In recent days, MKs Shelly Yachimovich (Labor) and Reuven Rivlin (Likud) have asked that the Knesset Finance Committee hold a discussion on the crisis at the enforcement authority of the Ministry of Industry. Yachimovich is also holding talks with the treasury in an effort to convince officials there of the need to provide more funding for labor-law enforcement. This issue was one of the main points on the pre-election platform of the Labor Party.

Yachimovich recommended that the Finance Ministry redesignate some of the positions allotted for the Immigration Police, or for Ministry of Industry officers assigned to foreign workers, for use in enforcement of labor laws.

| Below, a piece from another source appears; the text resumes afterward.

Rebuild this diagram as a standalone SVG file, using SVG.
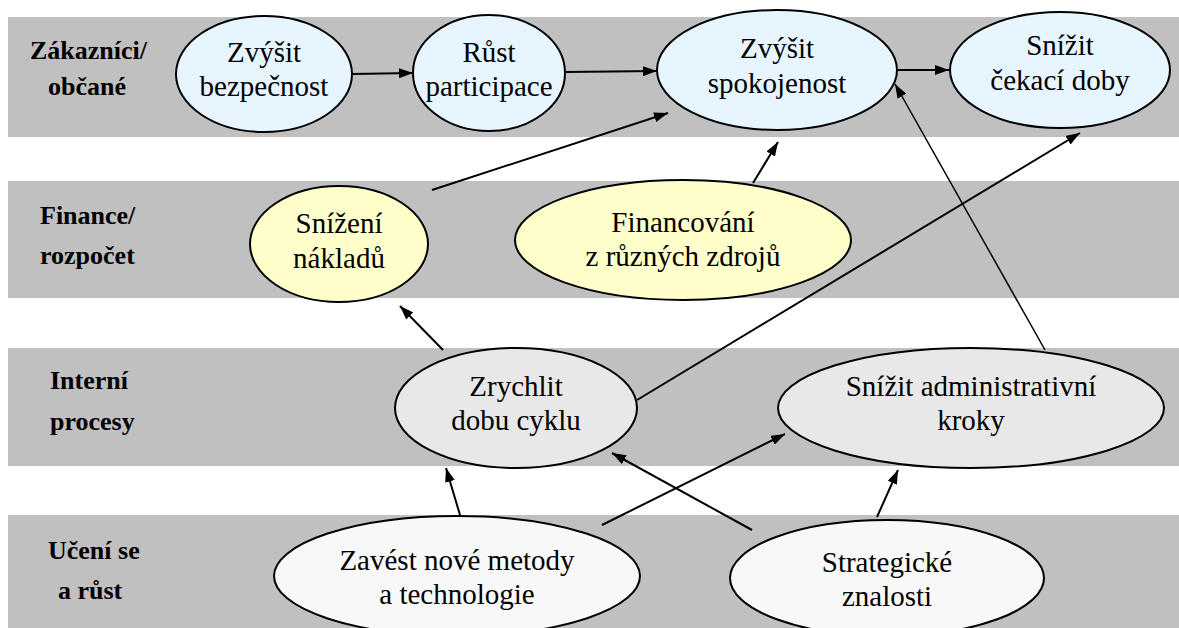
<svg xmlns="http://www.w3.org/2000/svg" width="1179" height="628" viewBox="0 0 1179 628">
<defs>
<marker id="ah" viewBox="0 0 14 10" refX="14" refY="5" markerWidth="14" markerHeight="10" markerUnits="userSpaceOnUse" orient="auto">
<path d="M0,0 L14,5 L0,10 z" fill="#000"/>
</marker>
</defs>
<style>
.band{fill:#c0c0c0}
.lbl{font-family:'Liberation Serif','Times New Roman','DejaVu Serif',serif;font-weight:bold;font-size:26px;fill:#000}
.t{font-family:'Liberation Serif','Times New Roman','DejaVu Serif',serif;font-size:29px;fill:#000;text-anchor:middle}
.e{stroke:#000;stroke-width:2}
.c1{fill:#e6f5ff}
.c2{fill:#ffffcc}
.c3{fill:#e8e8e8}
.c4{fill:#f8f8f8}
.cn{stroke:#000;stroke-width:2;fill:none;marker-end:url(#ah)}
.thin{stroke-width:1.5}
</style>
<rect width="1179" height="628" fill="#fff"/>
<g id="bands">
<rect class="band" x="8" y="17" width="1171" height="120"/>
<rect class="band" x="8" y="181" width="1171" height="117"/>
<rect class="band" x="8" y="348" width="1171" height="118"/>
<rect class="band" x="8" y="515" width="1171" height="113"/>
<text class="lbl" x="30" y="59">Zákazníci/</text>
<text class="lbl" x="48" y="95">občané</text>
<text class="lbl" x="40" y="224">Finance/</text>
<text class="lbl" x="40" y="264">rozpočet</text>
<text class="lbl" x="50" y="389">Interní</text>
<text class="lbl" x="50" y="430">procesy</text>
<text class="lbl" x="48" y="559">Učení se</text>
<text class="lbl" x="58" y="599">a růst</text>
</g>
<g id="connectors">
<line class="cn" x1="352" y1="74" x2="413" y2="73"/>
<line class="cn" x1="565" y1="72" x2="657" y2="71"/>
<line class="cn" x1="897" y1="70" x2="949" y2="70"/>
<line class="cn" x1="432" y1="190" x2="668" y2="113"/>
<line class="cn" x1="753" y1="183" x2="778" y2="142"/>
<line class="cn" x1="637" y1="400" x2="1080" y2="133"/>
<line class="cn thin" x1="1045" y1="350" x2="895" y2="84"/>
<line class="cn" x1="443" y1="350" x2="400" y2="306"/>
<line class="cn" x1="460" y1="515" x2="446" y2="468"/>
<line class="cn" x1="602" y1="525" x2="785" y2="434"/>
<line class="cn" x1="752" y1="530" x2="612" y2="453"/>
<line class="cn" x1="877" y1="517" x2="898" y2="470"/>
</g>
<g id="n1"><ellipse class="e c1" cx="264" cy="74" rx="88" ry="58"/><text class="t" x="264" y="62">Zvýšit</text><text class="t" x="264" y="96">bezpečnost</text></g>
<g id="n2"><ellipse class="e c1" cx="489" cy="73" rx="76" ry="58"/><text class="t" x="489" y="62">Růst</text><text class="t" x="489" y="96">participace</text></g>
<g id="n3"><ellipse class="e c1" cx="777" cy="70" rx="120" ry="60"/><text class="t" x="777" y="58">Zvýšit</text><text class="t" x="777" y="93">spokojenost</text></g>
<g id="n4"><ellipse class="e c1" cx="1060" cy="70" rx="110" ry="58"/><text class="t" x="1060" y="55">Snížit</text><text class="t" x="1060" y="90">čekací doby</text></g>
<g id="n5"><ellipse class="e c2" cx="339" cy="244" rx="89" ry="58"/><text class="t" x="339" y="233">Snížení</text><text class="t" x="339" y="268">nákladů</text></g>
<g id="n6"><ellipse class="e c2" cx="683" cy="240" rx="168" ry="60"/><text class="t" x="683" y="232">Financování</text><text class="t" x="683" y="266">z různých zdrojů</text></g>
<g id="n7"><ellipse class="e c3" cx="516" cy="408" rx="121" ry="60"/><text class="t" x="516" y="396">Zrychlit</text><text class="t" x="516" y="430">dobu cyklu</text></g>
<g id="n8"><ellipse class="e c3" cx="971" cy="408" rx="193" ry="60"/><text class="t" x="971" y="396">Snížit administrativní</text><text class="t" x="971" y="430">kroky</text></g>
<g id="n9"><ellipse class="e c4" cx="457" cy="576" rx="183" ry="60"/><text class="t" x="457" y="570">Zavést nové metody</text><text class="t" x="457" y="604">a technologie</text></g>
<g id="n10"><ellipse class="e c4" cx="887" cy="578" rx="157" ry="58"/><text class="t" x="887" y="572">Strategické</text><text class="t" x="887" y="606">znalosti</text></g>
</svg>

"Without adding 150 inspectors, the whole issue of enforcing labor laws is a joke," the Labor MK said.

Yachimovich is also preparing a bill to provide legal protection for subcontractors. The proposal calls for a mandatory minimum price for employment tenders, so that contractors who make the lowest bids and are then unable to pay their employees according to the legal requirements will not be able to participate in the tenders. The bill also calls for greater enforcement in these matters.